**Required work**
Return the listing below verbatim. Pictures do not belong in the copy.

**Recorded information**
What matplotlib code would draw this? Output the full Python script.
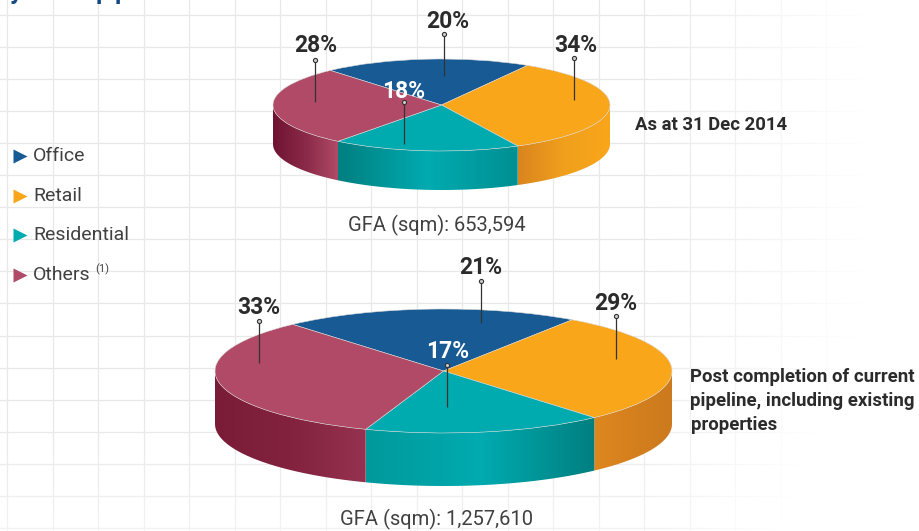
import numpy as np
import matplotlib
matplotlib.use('Agg')
import matplotlib.pyplot as plt
from matplotlib.patches import Polygon
from matplotlib.colors import LinearSegmentedColormap

plt.rcParams['font.family'] = ['Roboto', 'Liberation Sans', 'DejaVu Sans']

categories = ['Office', 'Retail', 'Residential', 'Others']
colors = ['#175a94', '#faa61a', '#00abb0', '#b04a66']
top_values = [20, 34, 18, 28]
bottom_values = [21, 29, 17, 33]
top_gfa = 'GFA (sqm): 653,594'
bottom_gfa = 'GFA (sqm): 1,257,610'
top_note = 'As at 31 Dec 2014'
bottom_note = 'Post completion of current\npipeline, including existing\nproperties'

W, H = 919, 531

# side wall shading, left to right, per slice
top_walls = {1: ['#d9851f', '#f0a01c', '#faa61a'],
             2: ['#007f80', '#00abb0', '#008f92'],
             3: ['#6f1232', '#8a2a48', '#b04a66']}
bottom_walls = {1: ['#dd871f', '#d5801e', '#cc7a1e'],
                2: ['#00999b', '#00abb0', '#007f80'],
                3: ['#7a1c38', '#82223e', '#953250']}

fig = plt.figure(figsize=(W / 100, H / 100), dpi=100)

# background grid
bg = fig.add_axes([0, 0, 1, 1], zorder=0)
bg.set_xlim(0, W)
bg.set_ylim(H, 0)
bg.axis('off')
for x in np.arange(7, 880, 45.5):
    bg.axvline(x, color='#e8e8e8', lw=0.9)
for y in np.arange(15, 531, 32.05):
    bg.axhline(y, color='#e8e8e8', lw=0.9)
# grid fades out to the right and bottom
xx, yy = np.meshgrid(np.arange(W), np.arange(H))
fade = np.clip((xx - (640 - np.clip(yy - 300, 0, None) * 0.4)) / 230, 0, 1)
fade = np.maximum(fade, np.clip((yy - 420) / 110, 0, 1) * 0.45)
rgba = np.ones((H, W, 4))
rgba[..., 3] = fade
bg.imshow(rgba, extent=[0, W, H, 0], aspect='auto', zorder=2)
bg.set_xlim(0, W)
bg.set_ylim(H, 0)


def draw_pie(values, walls, startangle, cx, cy, rx, ry, depth, z):
    d = depth / ry
    m = 1.02
    left = cx - rx * m
    right = cx + rx * m
    top = cy - ry * m
    bottom = cy + ry + depth + ry * (m - 1)
    ax = fig.add_axes([left / W, 1 - bottom / H, (right - left) / W, (bottom - top) / H], zorder=z)
    ax.patch.set_alpha(0)

    # walls of the slices that face the viewer
    edges = startangle - np.cumsum([0] + list(values)) * 3.6
    for i, stops in walls.items():
        a0 = max(edges[i + 1], -180)
        a1 = min(edges[i], 0)
        theta = np.radians(np.linspace(a0, a1, 100))
        xs = np.cos(theta)
        ys = np.sin(theta)
        pts = np.r_[np.c_[xs, ys], np.c_[xs[::-1], ys[::-1] - d]]
        poly = Polygon(pts, closed=True, transform=ax.transData, fc='none', ec='none')
        ax.add_patch(poly)
        cmap = LinearSegmentedColormap.from_list('wall', stops)
        im = ax.imshow(np.linspace(0, 1, 256)[None, :], cmap=cmap, aspect='auto',
                       extent=[xs.min(), xs.max(), -1 - d, 1], zorder=1, interpolation='bilinear')
        im.set_clip_path(poly)

    wedges, _ = ax.pie(values, colors=colors, startangle=startangle, counterclock=False, radius=1,
                       wedgeprops={'edgecolor': '#d8d8d8', 'linewidth': 0.4, 'zorder': 3})
    ax.set_aspect('auto')
    ax.set_xlim(-m, m)
    ax.set_ylim(-1 - d - (m - 1), m)
    ax.axis('off')
    return ax


draw_pie(top_values, top_walls, 131.3, 441.5, 105, 168.5, 46, 39, 2)
draw_pie(bottom_values, bottom_walls, 131.3, 443.5, 371, 228.5, 62, 53, 3)

# labels, leader lines, legend
fg = fig.add_axes([0, 0, 1, 1], zorder=5)
fg.patch.set_alpha(0)
fg.set_xlim(0, W)
fg.set_ylim(H, 0)
fg.axis('off')

dark = '#2b2b2b'
grey = '#404040'

leaders = [(444, 34, 76), (574, 58, 100), (315, 60, 102), (404, 102, 144),
           (481, 281, 323), (615.5, 316, 358.5), (258.5, 320.5, 362.5), (446.7, 365, 407)]
for x, y0, y1 in leaders:
    fg.plot([x, x], [y0, y1], color='#333333', lw=0.9, solid_capstyle='butt')
    fg.plot([x], [y0], 'o', ms=3, mfc='#cccccc', mec='#333333', mew=0.8)

pct_pos = [(448, 22), (576, 45), (404, 91), (316, 46)]
for v, (x, y), c in zip(top_values, pct_pos, [dark, dark, 'white', dark]):
    fg.text(x, y, f'{v}%', ha='center', va='center', fontsize=16.5, fontweight='bold', color=c)
pct_pos = [(481, 268), (616, 303), (448, 352), (259, 307)]
for v, (x, y), c in zip(bottom_values, pct_pos, [dark, dark, 'white', dark]):
    fg.text(x, y, f'{v}%', ha='center', va='center', fontsize=16.5, fontweight='bold', color=c)

fg.text(437, 225, top_gfa, ha='center', va='center', fontsize=14.5, color=grey)
fg.text(437, 519, bottom_gfa, ha='center', va='center', fontsize=14.5, color=grey)
fg.text(635, 125, top_note, ha='left', va='center', fontsize=13.3, fontweight='bold', color=dark)
fg.text(690.5, 401, bottom_note, ha='left', va='center', fontsize=13.4, fontweight='bold',
        color=dark, linespacing=1.44)

legend_y = [156, 195.5, 235, 275]
text_y = [156, 196, 235, 275]
for name, c, my, ty in zip(categories, colors, legend_y, text_y):
    fg.plot([20], [my], '>', ms=10.5, color=c, mec='none')
    fg.text(33, ty, name, ha='left', va='center', fontsize=14, color=grey)
fg.text(95, 269, '(1)', ha='left', va='center', fontsize=8, color=grey)

# bottoms of the cropped heading above the chart
for x, s in [(16, 'y'), (102.5, 'p'), (122, 'p')]:
    fg.text(x, -8, s, ha='center', va='center', fontsize=18, fontweight='bold', color='#174a85',
            clip_on=True)

fig.savefig('out.png', dpi=100)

**The reply**
What matplotlib code would draw this? Output the full Python script.
import numpy as np
import matplotlib
matplotlib.use('Agg')
import matplotlib.pyplot as plt
from matplotlib.patches import Polygon
from matplotlib.colors import LinearSegmentedColormap

plt.rcParams['font.family'] = ['Roboto', 'Liberation Sans', 'DejaVu Sans']

categories = ['Office', 'Retail', 'Residential', 'Others']
colors = ['#175a94', '#faa61a', '#00abb0', '#b04a66']
top_values = [20, 34, 18, 28]
bottom_values = [21, 29, 17, 33]
top_gfa = 'GFA (sqm): 653,594'
bottom_gfa = 'GFA (sqm): 1,257,610'
top_note = 'As at 31 Dec 2014'
bottom_note = 'Post completion of current\npipeline, including existing\nproperties'

W, H = 919, 531

# side wall shading, left to right, per slice
top_walls = {1: ['#d9851f', '#f0a01c', '#faa61a'],
             2: ['#007f80', '#00abb0', '#008f92'],
             3: ['#6f1232', '#8a2a48', '#b04a66']}
bottom_walls = {1: ['#dd871f', '#d5801e', '#cc7a1e'],
                2: ['#00999b', '#00abb0', '#007f80'],
                3: ['#7a1c38', '#82223e', '#953250']}

fig = plt.figure(figsize=(W / 100, H / 100), dpi=100)

# background grid
bg = fig.add_axes([0, 0, 1, 1], zorder=0)
bg.set_xlim(0, W)
bg.set_ylim(H, 0)
bg.axis('off')
for x in np.arange(7, 880, 45.5):
    bg.axvline(x, color='#e8e8e8', lw=0.9)
for y in np.arange(15, 531, 32.05):
    bg.axhline(y, color='#e8e8e8', lw=0.9)
# grid fades out to the right and bottom
xx, yy = np.meshgrid(np.arange(W), np.arange(H))
fade = np.clip((xx - (640 - np.clip(yy - 300, 0, None) * 0.4)) / 230, 0, 1)
fade = np.maximum(fade, np.clip((yy - 420) / 110, 0, 1) * 0.45)
rgba = np.ones((H, W, 4))
rgba[..., 3] = fade
bg.imshow(rgba, extent=[0, W, H, 0], aspect='auto', zorder=2)
bg.set_xlim(0, W)
bg.set_ylim(H, 0)


def draw_pie(values, walls, startangle, cx, cy, rx, ry, depth, z):
    d = depth / ry
    m = 1.02
    left = cx - rx * m
    right = cx + rx * m
    top = cy - ry * m
    bottom = cy + ry + depth + ry * (m - 1)
    ax = fig.add_axes([left / W, 1 - bottom / H, (right - left) / W, (bottom - top) / H], zorder=z)
    ax.patch.set_alpha(0)

    # walls of the slices that face the viewer
    edges = startangle - np.cumsum([0] + list(values)) * 3.6
    for i, stops in walls.items():
        a0 = max(edges[i + 1], -180)
        a1 = min(edges[i], 0)
        theta = np.radians(np.linspace(a0, a1, 100))
        xs = np.cos(theta)
        ys = np.sin(theta)
        pts = np.r_[np.c_[xs, ys], np.c_[xs[::-1], ys[::-1] - d]]
        poly = Polygon(pts, closed=True, transform=ax.transData, fc='none', ec='none')
        ax.add_patch(poly)
        cmap = LinearSegmentedColormap.from_list('wall', stops)
        im = ax.imshow(np.linspace(0, 1, 256)[None, :], cmap=cmap, aspect='auto',
                       extent=[xs.min(), xs.max(), -1 - d, 1], zorder=1, interpolation='bilinear')
        im.set_clip_path(poly)

    wedges, _ = ax.pie(values, colors=colors, startangle=startangle, counterclock=False, radius=1,
                       wedgeprops={'edgecolor': '#d8d8d8', 'linewidth': 0.4, 'zorder': 3})
    ax.set_aspect('auto')
    ax.set_xlim(-m, m)
    ax.set_ylim(-1 - d - (m - 1), m)
    ax.axis('off')
    return ax


draw_pie(top_values, top_walls, 131.3, 441.5, 105, 168.5, 46, 39, 2)
draw_pie(bottom_values, bottom_walls, 131.3, 443.5, 371, 228.5, 62, 53, 3)

# labels, leader lines, legend
fg = fig.add_axes([0, 0, 1, 1], zorder=5)
fg.patch.set_alpha(0)
fg.set_xlim(0, W)
fg.set_ylim(H, 0)
fg.axis('off')

dark = '#2b2b2b'
grey = '#404040'

leaders = [(444, 34, 76), (574, 58, 100), (315, 60, 102), (404, 102, 144),
           (481, 281, 323), (615.5, 316, 358.5), (258.5, 320.5, 362.5), (446.7, 365, 407)]
for x, y0, y1 in leaders:
    fg.plot([x, x], [y0, y1], color='#333333', lw=0.9, solid_capstyle='butt')
    fg.plot([x], [y0], 'o', ms=3, mfc='#cccccc', mec='#333333', mew=0.8)

pct_pos = [(448, 22), (576, 45), (404, 91), (316, 46)]
for v, (x, y), c in zip(top_values, pct_pos, [dark, dark, 'white', dark]):
    fg.text(x, y, f'{v}%', ha='center', va='center', fontsize=16.5, fontweight='bold', color=c)
pct_pos = [(481, 268), (616, 303), (448, 352), (259, 307)]
for v, (x, y), c in zip(bottom_values, pct_pos, [dark, dark, 'white', dark]):
    fg.text(x, y, f'{v}%', ha='center', va='center', fontsize=16.5, fontweight='bold', color=c)

fg.text(437, 225, top_gfa, ha='center', va='center', fontsize=14.5, color=grey)
fg.text(437, 519, bottom_gfa, ha='center', va='center', fontsize=14.5, color=grey)
fg.text(635, 125, top_note, ha='left', va='center', fontsize=13.3, fontweight='bold', color=dark)
fg.text(690.5, 401, bottom_note, ha='left', va='center', fontsize=13.4, fontweight='bold',
        color=dark, linespacing=1.44)

legend_y = [156, 195.5, 235, 275]
text_y = [156, 196, 235, 275]
for name, c, my, ty in zip(categories, colors, legend_y, text_y):
    fg.plot([20], [my], '>', ms=10.5, color=c, mec='none')
    fg.text(33, ty, name, ha='left', va='center', fontsize=14, color=grey)
fg.text(95, 269, '(1)', ha='left', va='center', fontsize=8, color=grey)

# bottoms of the cropped heading above the chart
for x, s in [(16, 'y'), (102.5, 'p'), (122, 'p')]:
    fg.text(x, -8, s, ha='center', va='center', fontsize=18, fontweight='bold', color='#174a85',
            clip_on=True)

fig.savefig('out.png', dpi=100)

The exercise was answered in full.